SOURCE DATA:

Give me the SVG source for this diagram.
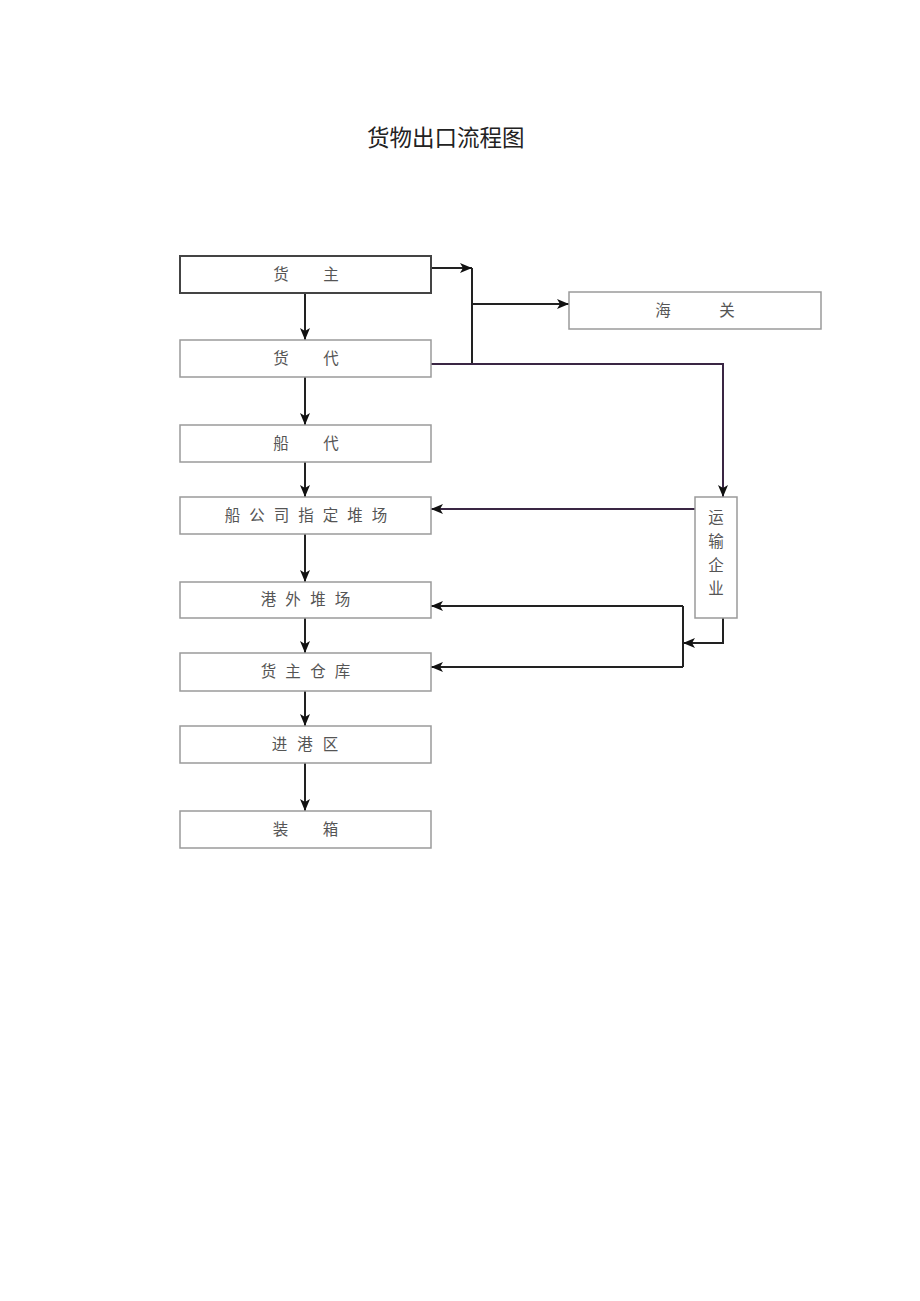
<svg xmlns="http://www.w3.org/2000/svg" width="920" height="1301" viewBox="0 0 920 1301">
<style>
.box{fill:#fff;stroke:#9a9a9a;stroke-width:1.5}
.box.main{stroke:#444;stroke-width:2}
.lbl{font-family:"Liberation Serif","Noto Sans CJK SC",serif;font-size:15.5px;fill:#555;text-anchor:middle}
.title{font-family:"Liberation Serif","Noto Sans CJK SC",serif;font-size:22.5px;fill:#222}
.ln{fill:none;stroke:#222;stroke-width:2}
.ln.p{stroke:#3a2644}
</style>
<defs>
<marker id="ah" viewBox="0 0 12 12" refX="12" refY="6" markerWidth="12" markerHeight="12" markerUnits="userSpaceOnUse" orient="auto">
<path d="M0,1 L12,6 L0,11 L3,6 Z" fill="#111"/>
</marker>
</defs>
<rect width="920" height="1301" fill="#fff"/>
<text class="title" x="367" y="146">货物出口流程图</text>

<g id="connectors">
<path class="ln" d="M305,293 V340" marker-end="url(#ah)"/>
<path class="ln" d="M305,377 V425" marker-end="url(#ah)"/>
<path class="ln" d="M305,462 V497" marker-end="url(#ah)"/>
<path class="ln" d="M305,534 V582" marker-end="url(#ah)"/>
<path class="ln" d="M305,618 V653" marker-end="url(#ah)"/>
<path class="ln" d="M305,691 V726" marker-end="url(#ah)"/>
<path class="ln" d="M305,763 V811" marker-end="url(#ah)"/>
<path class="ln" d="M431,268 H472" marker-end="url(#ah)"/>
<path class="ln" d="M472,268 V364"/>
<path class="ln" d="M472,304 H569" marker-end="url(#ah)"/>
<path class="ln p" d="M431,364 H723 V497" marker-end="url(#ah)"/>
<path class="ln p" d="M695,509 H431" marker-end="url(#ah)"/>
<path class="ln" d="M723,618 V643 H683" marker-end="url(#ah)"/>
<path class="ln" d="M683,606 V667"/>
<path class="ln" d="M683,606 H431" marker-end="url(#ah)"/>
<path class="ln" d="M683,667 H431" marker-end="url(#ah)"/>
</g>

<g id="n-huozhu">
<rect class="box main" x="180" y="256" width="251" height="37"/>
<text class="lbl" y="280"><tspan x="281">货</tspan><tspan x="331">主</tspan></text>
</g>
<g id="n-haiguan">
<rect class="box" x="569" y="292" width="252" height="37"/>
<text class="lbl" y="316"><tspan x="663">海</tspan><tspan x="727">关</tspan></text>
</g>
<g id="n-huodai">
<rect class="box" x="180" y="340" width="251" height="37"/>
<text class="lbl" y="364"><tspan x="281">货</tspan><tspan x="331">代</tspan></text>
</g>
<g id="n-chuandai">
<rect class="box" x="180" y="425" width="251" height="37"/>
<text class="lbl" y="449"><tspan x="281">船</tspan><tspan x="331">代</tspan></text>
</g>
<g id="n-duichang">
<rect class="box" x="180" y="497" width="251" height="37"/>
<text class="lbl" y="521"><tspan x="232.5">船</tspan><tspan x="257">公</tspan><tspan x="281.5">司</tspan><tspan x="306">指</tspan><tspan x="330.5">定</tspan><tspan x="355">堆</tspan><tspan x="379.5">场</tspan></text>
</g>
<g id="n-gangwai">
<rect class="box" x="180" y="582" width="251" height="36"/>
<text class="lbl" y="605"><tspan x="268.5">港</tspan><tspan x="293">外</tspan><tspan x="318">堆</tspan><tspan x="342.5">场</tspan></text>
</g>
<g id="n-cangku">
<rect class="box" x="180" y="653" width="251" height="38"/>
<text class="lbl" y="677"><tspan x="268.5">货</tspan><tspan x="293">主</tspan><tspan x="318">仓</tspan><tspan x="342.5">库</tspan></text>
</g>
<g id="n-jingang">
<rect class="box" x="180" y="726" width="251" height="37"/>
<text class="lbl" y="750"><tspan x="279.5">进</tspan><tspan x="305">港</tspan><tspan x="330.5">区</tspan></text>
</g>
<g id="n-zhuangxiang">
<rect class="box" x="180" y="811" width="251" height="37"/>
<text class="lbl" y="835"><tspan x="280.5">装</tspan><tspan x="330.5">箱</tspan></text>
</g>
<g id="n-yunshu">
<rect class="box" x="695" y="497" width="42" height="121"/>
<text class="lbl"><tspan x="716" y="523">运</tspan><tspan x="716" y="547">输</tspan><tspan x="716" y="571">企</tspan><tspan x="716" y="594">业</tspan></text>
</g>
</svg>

CHALLENGE: Exactly as written, return every line of the listing, but not the pictures.

EXPECTED OUTPUT:
Give me the SVG source for this diagram.
<svg xmlns="http://www.w3.org/2000/svg" width="920" height="1301" viewBox="0 0 920 1301">
<style>
.box{fill:#fff;stroke:#9a9a9a;stroke-width:1.5}
.box.main{stroke:#444;stroke-width:2}
.lbl{font-family:"Liberation Serif","Noto Sans CJK SC",serif;font-size:15.5px;fill:#555;text-anchor:middle}
.title{font-family:"Liberation Serif","Noto Sans CJK SC",serif;font-size:22.5px;fill:#222}
.ln{fill:none;stroke:#222;stroke-width:2}
.ln.p{stroke:#3a2644}
</style>
<defs>
<marker id="ah" viewBox="0 0 12 12" refX="12" refY="6" markerWidth="12" markerHeight="12" markerUnits="userSpaceOnUse" orient="auto">
<path d="M0,1 L12,6 L0,11 L3,6 Z" fill="#111"/>
</marker>
</defs>
<rect width="920" height="1301" fill="#fff"/>
<text class="title" x="367" y="146">货物出口流程图</text>

<g id="connectors">
<path class="ln" d="M305,293 V340" marker-end="url(#ah)"/>
<path class="ln" d="M305,377 V425" marker-end="url(#ah)"/>
<path class="ln" d="M305,462 V497" marker-end="url(#ah)"/>
<path class="ln" d="M305,534 V582" marker-end="url(#ah)"/>
<path class="ln" d="M305,618 V653" marker-end="url(#ah)"/>
<path class="ln" d="M305,691 V726" marker-end="url(#ah)"/>
<path class="ln" d="M305,763 V811" marker-end="url(#ah)"/>
<path class="ln" d="M431,268 H472" marker-end="url(#ah)"/>
<path class="ln" d="M472,268 V364"/>
<path class="ln" d="M472,304 H569" marker-end="url(#ah)"/>
<path class="ln p" d="M431,364 H723 V497" marker-end="url(#ah)"/>
<path class="ln p" d="M695,509 H431" marker-end="url(#ah)"/>
<path class="ln" d="M723,618 V643 H683" marker-end="url(#ah)"/>
<path class="ln" d="M683,606 V667"/>
<path class="ln" d="M683,606 H431" marker-end="url(#ah)"/>
<path class="ln" d="M683,667 H431" marker-end="url(#ah)"/>
</g>

<g id="n-huozhu">
<rect class="box main" x="180" y="256" width="251" height="37"/>
<text class="lbl" y="280"><tspan x="281">货</tspan><tspan x="331">主</tspan></text>
</g>
<g id="n-haiguan">
<rect class="box" x="569" y="292" width="252" height="37"/>
<text class="lbl" y="316"><tspan x="663">海</tspan><tspan x="727">关</tspan></text>
</g>
<g id="n-huodai">
<rect class="box" x="180" y="340" width="251" height="37"/>
<text class="lbl" y="364"><tspan x="281">货</tspan><tspan x="331">代</tspan></text>
</g>
<g id="n-chuandai">
<rect class="box" x="180" y="425" width="251" height="37"/>
<text class="lbl" y="449"><tspan x="281">船</tspan><tspan x="331">代</tspan></text>
</g>
<g id="n-duichang">
<rect class="box" x="180" y="497" width="251" height="37"/>
<text class="lbl" y="521"><tspan x="232.5">船</tspan><tspan x="257">公</tspan><tspan x="281.5">司</tspan><tspan x="306">指</tspan><tspan x="330.5">定</tspan><tspan x="355">堆</tspan><tspan x="379.5">场</tspan></text>
</g>
<g id="n-gangwai">
<rect class="box" x="180" y="582" width="251" height="36"/>
<text class="lbl" y="605"><tspan x="268.5">港</tspan><tspan x="293">外</tspan><tspan x="318">堆</tspan><tspan x="342.5">场</tspan></text>
</g>
<g id="n-cangku">
<rect class="box" x="180" y="653" width="251" height="38"/>
<text class="lbl" y="677"><tspan x="268.5">货</tspan><tspan x="293">主</tspan><tspan x="318">仓</tspan><tspan x="342.5">库</tspan></text>
</g>
<g id="n-jingang">
<rect class="box" x="180" y="726" width="251" height="37"/>
<text class="lbl" y="750"><tspan x="279.5">进</tspan><tspan x="305">港</tspan><tspan x="330.5">区</tspan></text>
</g>
<g id="n-zhuangxiang">
<rect class="box" x="180" y="811" width="251" height="37"/>
<text class="lbl" y="835"><tspan x="280.5">装</tspan><tspan x="330.5">箱</tspan></text>
</g>
<g id="n-yunshu">
<rect class="box" x="695" y="497" width="42" height="121"/>
<text class="lbl"><tspan x="716" y="523">运</tspan><tspan x="716" y="547">输</tspan><tspan x="716" y="571">企</tspan><tspan x="716" y="594">业</tspan></text>
</g>
</svg>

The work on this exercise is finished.